-- RECORDS FOR THE TASK --
● ● ●

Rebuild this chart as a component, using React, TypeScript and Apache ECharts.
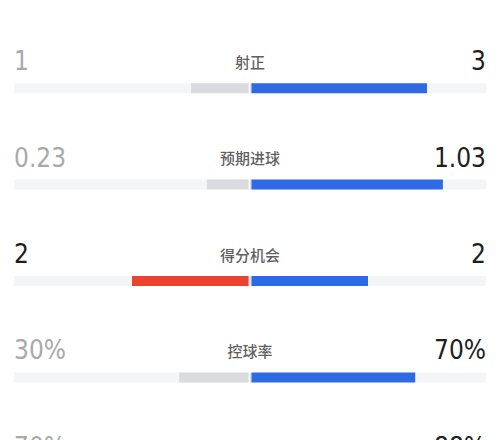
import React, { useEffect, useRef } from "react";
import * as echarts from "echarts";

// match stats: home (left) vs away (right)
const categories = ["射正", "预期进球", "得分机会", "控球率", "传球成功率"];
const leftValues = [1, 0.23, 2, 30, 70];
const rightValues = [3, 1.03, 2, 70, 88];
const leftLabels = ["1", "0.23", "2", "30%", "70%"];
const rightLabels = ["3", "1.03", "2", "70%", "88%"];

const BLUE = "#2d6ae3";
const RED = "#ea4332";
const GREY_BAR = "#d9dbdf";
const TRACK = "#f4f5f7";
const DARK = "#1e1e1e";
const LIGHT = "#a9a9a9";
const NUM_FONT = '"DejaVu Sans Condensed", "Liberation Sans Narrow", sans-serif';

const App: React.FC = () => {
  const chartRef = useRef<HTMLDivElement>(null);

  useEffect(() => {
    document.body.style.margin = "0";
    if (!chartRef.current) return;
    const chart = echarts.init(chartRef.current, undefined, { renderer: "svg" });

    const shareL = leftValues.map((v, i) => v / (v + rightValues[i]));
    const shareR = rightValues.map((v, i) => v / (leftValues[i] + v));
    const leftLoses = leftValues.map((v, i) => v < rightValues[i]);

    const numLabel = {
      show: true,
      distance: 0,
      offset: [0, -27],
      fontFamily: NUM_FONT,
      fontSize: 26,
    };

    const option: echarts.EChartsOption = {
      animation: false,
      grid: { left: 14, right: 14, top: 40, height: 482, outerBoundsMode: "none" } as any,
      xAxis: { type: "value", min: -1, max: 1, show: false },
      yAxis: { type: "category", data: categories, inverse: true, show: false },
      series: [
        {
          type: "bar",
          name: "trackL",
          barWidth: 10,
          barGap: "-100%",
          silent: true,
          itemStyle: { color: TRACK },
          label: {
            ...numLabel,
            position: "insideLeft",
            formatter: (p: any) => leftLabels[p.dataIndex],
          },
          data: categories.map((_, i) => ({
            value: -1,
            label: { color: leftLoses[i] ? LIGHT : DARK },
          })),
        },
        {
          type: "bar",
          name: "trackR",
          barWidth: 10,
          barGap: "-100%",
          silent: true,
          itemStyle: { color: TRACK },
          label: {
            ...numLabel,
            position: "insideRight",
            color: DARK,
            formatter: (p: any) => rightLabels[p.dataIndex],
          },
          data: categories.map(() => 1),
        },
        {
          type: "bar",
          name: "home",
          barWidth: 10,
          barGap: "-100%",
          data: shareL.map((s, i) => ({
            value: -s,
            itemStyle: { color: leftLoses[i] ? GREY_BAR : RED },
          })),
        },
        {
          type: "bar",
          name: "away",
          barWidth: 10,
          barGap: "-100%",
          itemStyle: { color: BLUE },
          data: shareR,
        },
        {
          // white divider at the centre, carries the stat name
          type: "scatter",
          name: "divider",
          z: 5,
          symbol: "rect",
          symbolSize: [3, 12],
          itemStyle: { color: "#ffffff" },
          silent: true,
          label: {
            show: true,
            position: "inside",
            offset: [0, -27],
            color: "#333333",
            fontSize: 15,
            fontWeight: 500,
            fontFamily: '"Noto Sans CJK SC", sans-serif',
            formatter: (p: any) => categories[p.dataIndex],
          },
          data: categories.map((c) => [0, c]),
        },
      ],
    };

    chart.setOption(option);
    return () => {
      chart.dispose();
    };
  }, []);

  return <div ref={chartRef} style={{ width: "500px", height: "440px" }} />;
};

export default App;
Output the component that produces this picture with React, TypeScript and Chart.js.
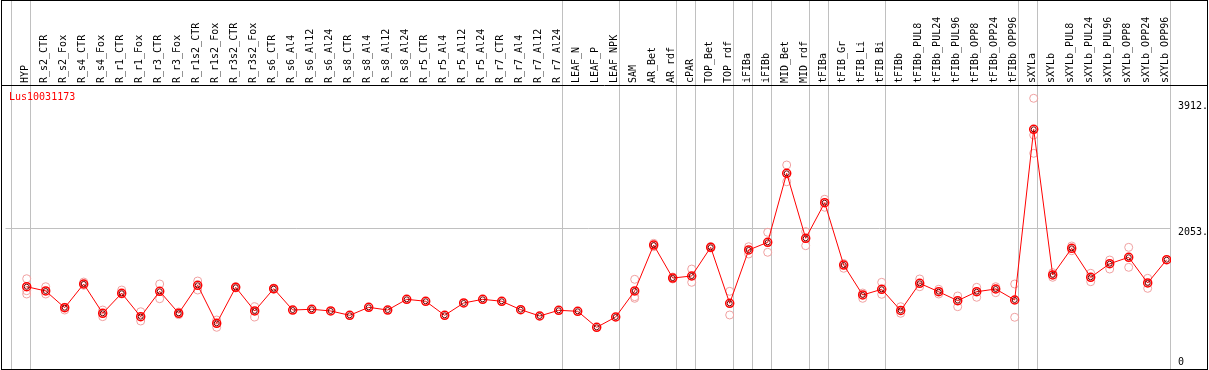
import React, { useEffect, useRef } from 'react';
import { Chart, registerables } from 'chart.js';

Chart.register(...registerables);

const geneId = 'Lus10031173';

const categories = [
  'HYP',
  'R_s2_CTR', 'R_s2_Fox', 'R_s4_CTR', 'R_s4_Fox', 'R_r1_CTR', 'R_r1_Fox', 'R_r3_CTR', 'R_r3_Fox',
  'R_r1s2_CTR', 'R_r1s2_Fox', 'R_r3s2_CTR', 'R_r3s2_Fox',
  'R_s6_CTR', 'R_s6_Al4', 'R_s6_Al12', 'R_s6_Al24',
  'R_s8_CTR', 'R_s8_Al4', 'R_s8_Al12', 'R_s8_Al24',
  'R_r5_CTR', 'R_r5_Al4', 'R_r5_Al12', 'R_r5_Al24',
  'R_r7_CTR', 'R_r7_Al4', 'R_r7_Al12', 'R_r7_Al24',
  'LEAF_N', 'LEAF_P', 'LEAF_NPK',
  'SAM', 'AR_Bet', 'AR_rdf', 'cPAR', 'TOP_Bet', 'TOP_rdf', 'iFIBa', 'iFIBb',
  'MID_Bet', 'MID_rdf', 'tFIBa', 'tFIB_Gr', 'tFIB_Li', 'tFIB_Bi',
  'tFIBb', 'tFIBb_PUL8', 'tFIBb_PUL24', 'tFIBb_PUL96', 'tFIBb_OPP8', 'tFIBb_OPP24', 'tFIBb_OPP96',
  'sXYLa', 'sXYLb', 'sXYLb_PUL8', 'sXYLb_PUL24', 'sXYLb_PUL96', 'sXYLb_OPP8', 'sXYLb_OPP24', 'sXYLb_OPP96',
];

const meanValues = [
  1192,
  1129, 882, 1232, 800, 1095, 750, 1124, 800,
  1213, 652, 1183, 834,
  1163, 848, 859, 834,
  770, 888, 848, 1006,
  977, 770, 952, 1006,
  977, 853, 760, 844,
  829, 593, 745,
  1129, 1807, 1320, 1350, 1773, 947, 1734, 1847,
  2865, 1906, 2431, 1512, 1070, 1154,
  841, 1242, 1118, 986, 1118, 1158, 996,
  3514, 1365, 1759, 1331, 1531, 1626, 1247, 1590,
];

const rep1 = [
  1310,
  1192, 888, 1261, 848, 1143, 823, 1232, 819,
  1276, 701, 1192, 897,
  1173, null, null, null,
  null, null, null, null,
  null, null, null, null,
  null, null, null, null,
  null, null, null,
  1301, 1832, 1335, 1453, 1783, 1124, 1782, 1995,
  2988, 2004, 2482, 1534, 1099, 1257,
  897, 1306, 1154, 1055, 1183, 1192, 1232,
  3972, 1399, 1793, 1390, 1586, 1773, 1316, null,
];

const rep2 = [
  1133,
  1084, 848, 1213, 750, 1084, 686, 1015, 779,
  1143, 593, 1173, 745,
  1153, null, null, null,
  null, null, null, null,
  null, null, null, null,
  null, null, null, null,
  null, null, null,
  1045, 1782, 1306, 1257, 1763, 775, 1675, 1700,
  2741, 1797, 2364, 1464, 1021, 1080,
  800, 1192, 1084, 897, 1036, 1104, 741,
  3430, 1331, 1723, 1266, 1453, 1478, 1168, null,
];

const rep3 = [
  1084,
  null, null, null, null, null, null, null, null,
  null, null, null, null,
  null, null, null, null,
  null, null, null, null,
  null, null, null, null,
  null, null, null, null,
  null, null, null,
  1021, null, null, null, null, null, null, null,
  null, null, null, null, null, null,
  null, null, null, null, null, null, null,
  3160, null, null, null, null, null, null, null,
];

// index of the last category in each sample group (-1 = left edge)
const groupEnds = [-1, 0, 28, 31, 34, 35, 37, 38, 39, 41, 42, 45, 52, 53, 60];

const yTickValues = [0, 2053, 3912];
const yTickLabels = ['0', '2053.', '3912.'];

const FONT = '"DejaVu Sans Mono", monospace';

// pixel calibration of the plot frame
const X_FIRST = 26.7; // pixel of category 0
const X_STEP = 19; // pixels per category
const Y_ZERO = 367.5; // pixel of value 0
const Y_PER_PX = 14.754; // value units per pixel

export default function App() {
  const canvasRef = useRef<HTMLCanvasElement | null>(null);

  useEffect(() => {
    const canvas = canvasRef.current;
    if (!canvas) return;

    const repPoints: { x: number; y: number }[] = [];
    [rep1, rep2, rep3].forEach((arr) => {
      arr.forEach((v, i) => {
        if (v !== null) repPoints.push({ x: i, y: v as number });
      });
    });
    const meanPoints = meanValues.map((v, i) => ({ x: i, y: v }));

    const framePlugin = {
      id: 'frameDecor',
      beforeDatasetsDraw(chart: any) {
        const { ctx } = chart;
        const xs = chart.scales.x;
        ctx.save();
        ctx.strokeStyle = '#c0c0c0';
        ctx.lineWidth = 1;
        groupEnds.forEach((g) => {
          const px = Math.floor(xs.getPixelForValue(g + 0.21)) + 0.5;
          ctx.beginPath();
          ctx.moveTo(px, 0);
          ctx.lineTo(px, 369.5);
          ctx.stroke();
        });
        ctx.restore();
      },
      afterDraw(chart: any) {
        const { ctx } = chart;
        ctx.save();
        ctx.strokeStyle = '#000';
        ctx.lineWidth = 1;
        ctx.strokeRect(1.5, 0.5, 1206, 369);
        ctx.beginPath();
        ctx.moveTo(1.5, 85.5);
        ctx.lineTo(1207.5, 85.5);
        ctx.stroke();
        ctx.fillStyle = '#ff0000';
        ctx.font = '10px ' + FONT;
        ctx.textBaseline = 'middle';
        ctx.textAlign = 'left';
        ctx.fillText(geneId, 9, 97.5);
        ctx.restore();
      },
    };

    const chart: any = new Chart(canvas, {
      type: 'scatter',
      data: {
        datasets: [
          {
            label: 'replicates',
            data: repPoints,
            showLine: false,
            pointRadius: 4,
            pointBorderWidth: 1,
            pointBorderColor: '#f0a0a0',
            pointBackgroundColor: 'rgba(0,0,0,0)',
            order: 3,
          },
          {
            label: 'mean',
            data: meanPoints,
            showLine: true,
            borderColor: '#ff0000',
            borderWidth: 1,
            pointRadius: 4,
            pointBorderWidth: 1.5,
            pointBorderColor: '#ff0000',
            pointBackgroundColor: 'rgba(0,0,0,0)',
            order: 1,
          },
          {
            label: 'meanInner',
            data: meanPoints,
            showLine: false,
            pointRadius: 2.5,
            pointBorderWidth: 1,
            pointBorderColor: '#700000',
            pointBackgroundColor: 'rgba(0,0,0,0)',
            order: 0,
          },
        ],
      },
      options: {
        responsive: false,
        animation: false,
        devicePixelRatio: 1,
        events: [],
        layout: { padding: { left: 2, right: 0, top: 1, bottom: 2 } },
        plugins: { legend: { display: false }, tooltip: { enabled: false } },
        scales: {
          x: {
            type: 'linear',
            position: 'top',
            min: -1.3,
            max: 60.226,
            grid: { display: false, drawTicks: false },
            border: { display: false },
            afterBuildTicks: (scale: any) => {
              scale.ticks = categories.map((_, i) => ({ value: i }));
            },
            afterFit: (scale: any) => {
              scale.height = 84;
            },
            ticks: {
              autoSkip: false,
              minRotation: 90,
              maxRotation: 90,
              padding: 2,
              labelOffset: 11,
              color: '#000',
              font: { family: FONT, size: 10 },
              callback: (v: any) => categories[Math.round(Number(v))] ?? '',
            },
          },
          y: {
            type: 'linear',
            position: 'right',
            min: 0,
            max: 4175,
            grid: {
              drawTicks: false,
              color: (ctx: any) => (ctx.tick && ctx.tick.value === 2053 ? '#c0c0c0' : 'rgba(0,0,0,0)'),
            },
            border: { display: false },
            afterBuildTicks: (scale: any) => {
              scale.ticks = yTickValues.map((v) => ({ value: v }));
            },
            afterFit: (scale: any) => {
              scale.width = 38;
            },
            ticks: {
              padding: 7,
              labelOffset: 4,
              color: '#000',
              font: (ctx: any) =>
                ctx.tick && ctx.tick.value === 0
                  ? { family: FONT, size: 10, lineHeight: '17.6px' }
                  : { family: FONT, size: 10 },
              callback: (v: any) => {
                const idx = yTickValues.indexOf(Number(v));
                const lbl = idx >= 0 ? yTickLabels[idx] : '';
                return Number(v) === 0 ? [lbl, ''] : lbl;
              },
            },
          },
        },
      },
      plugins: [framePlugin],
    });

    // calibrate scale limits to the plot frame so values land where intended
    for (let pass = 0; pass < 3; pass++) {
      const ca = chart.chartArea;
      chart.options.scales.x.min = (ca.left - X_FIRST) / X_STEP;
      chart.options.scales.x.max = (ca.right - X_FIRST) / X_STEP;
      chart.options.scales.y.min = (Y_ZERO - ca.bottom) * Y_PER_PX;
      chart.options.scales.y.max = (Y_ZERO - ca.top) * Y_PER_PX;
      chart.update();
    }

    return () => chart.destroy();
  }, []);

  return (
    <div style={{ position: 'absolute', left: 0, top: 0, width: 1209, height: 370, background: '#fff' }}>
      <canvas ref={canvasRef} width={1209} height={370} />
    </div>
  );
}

● ● ●

-- GIVEN EXERCISE --
From the records above, pull out every line containing the word "TypeScript".

-- TASK RESPONSE --
Rebuild this chart as a component, using React, TypeScript and Apache ECharts.
Output the component that produces this picture with React, TypeScript and Chart.js.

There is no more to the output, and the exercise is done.